Когда мы уже приготовили обед, то видим, что открываются ворота и медленно входят, опять в окружении полицейских, арестанты-литовцы. Вид арестантов страшный. Одежда на них вся порвана. Двое арестантов поддерживают с двух сторон третьего, у которого голова висит, а руки болтаются как плети. Двое идут, поддерживая друг друга. Еще один идет, одной рукой поддерживая другую. Лица у всех белее полотна с кровоподтеками и синяками. Еле-еле они добрались до камеры. 

Через некоторое время нам предложили отнести порции каши в камеру литовцам. Литовцы сидели на полу. Пятеро кучкой, один в углу и один лежал посредине камеры лицом вниз на животе. Литовец, сидящий в углу, поддерживал одну руку другой и стонал. Пятеро сидящих вздыхали, охали, что-то тихо говорили. Лежащий посреди камеры не издавал никаких звуков. Спина у него открыта. Она вся какая-то темно-синяя, бурая, с заметными оттеняющими полосами и с кровяными застывшими ранами. Смотреть на эту иногда вздрагивающую, студнеобразную массу страшно. Но смотреть нам и не дали. 

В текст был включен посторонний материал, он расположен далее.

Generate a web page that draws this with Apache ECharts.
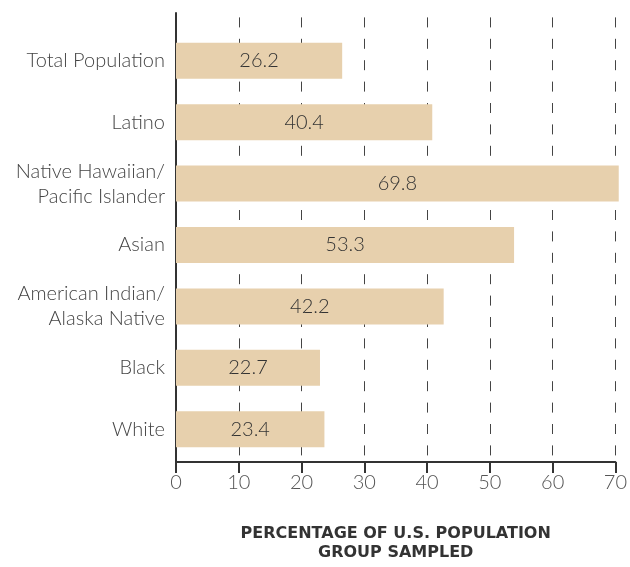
<!DOCTYPE html>
<html>
<head>
<meta charset="utf-8">
<script src="https://cdn.jsdelivr.net/npm/echarts@6/dist/echarts.min.js"></script>
<style>
html,body{margin:0;padding:0;background:#fff;overflow:hidden;}
#chart{width:630px;height:567px;}
</style>
</head>
<body>
<div id="chart"></div>
<script>
const categories = ['Total Population', 'Latino', 'Native Hawaiian/\nPacific Islander', 'Asian', 'American Indian/\nAlaska Native', 'Black', 'White'];
const values = [26.2, 40.4, 69.8, 53.3, 42.2, 22.7, 23.4];
const xTicks = [0, 10, 20, 30, 40, 50, 60, 70];
const axisTitle = 'PERCENTAGE OF U.S. POPULATION\nGROUP SAMPLED';

const FONT = 'Lato';
const chart = echarts.init(document.getElementById('chart'), null, {renderer: 'canvas', width: 630, height: 567});
chart.setOption({
  animation: false,
  grid: [
    {left: 176, right: 10, top: 13, bottom: 91, containLabel: false},
    {left: 176, right: 10, top: 30, bottom: 107, containLabel: false}
  ],
  xAxis: [
    {
      gridIndex: 0, type: 'value', min: xTicks[0], max: xTicks[xTicks.length - 1], interval: 10,
      axisLine: {show: true, lineStyle: {color: '#333', width: 2}},
      axisTick: {show: true, length: 11, lineStyle: {color: '#333', width: 2}},
      axisLabel: {fontFamily: FONT, fontSize: 20, color: '#555', fontWeight: 300, margin: 11},
      splitLine: {show: true, lineStyle: {color: '#444', width: 1, type: [10, 11.4], dashOffset: 17}},
      name: axisTitle, nameLocation: 'middle', nameGap: 62,
      nameTextStyle: {fontFamily: 'DejaVu Sans', fontSize: 16, fontWeight: 'bold', color: '#333', lineHeight: 19}
    },
    {gridIndex: 1, type: 'value', min: xTicks[0], max: xTicks[xTicks.length - 1], show: false}
  ],
  yAxis: [
    {
      gridIndex: 0, type: 'value', min: 0, max: 1,
      axisLine: {show: true, onZero: false, lineStyle: {color: '#333', width: 2}},
      axisTick: {show: false}, axisLabel: {show: false}, splitLine: {show: false}
    },
    {
      gridIndex: 1, type: 'category', data: categories, inverse: true,
      axisLine: {show: false}, axisTick: {show: false},
      axisLabel: {fontFamily: FONT, fontSize: 20, fontWeight: 300, color: '#444', margin: 11, lineHeight: 25, align: 'right'}
    }
  ],
  series: [{
    type: 'bar', xAxisIndex: 1, yAxisIndex: 1, data: values, barWidth: 36,
    itemStyle: {color: '#e7d0ad'},
    label: {show: true, position: 'inside', fontFamily: FONT, fontSize: 20, fontWeight: 300, color: '#333',
      formatter: p => p.value.toFixed(1)}
  }]
});
</script>
</body>
</html>
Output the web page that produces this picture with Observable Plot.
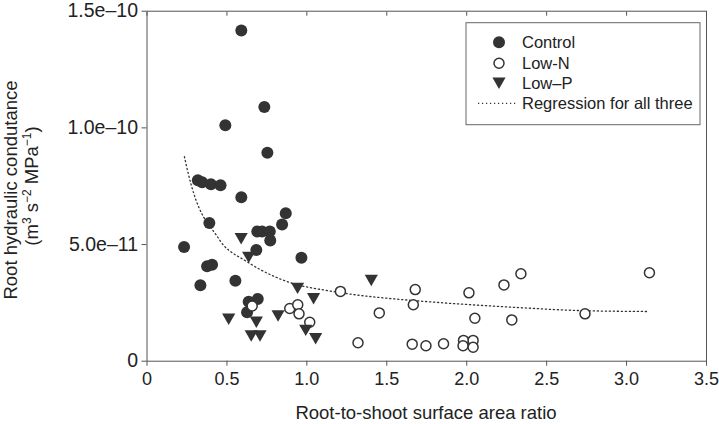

Через некоторое время полицейский принес на кухню миски с кашей обратно. Улыбка у полицейского с лица исчезла. Он, как видно, испугался не меньше нашего, увидев месиво на спине у коммуниста. Полицейский нам рассказал, что в полиции он никогда не служил и пошел в полицию, когда пришли немцы. Польстился на хороший заработок. Теперь он осознал, что ничего особо плохого он от русских не видел. Но хозяин, у которого он работал, был богатый и очень ненавидел русских. «А хозяина я уважал и слушал, — продолжал полицейский, — и хочу быть хорошим литовцем. Надеюсь когда-нибудь тоже стать хозяином». 

К вечеру пустующие камеры заполнились до отказа новыми арестованными литовцами. Среди них много женщин и подростков. На следующий день вновь арестованных партиями человек по 20–30 водили на допросы. Приводили обратно плачущими. Нас в этот день из камеры не выпускали. Мы со страхом ждали своей очереди. 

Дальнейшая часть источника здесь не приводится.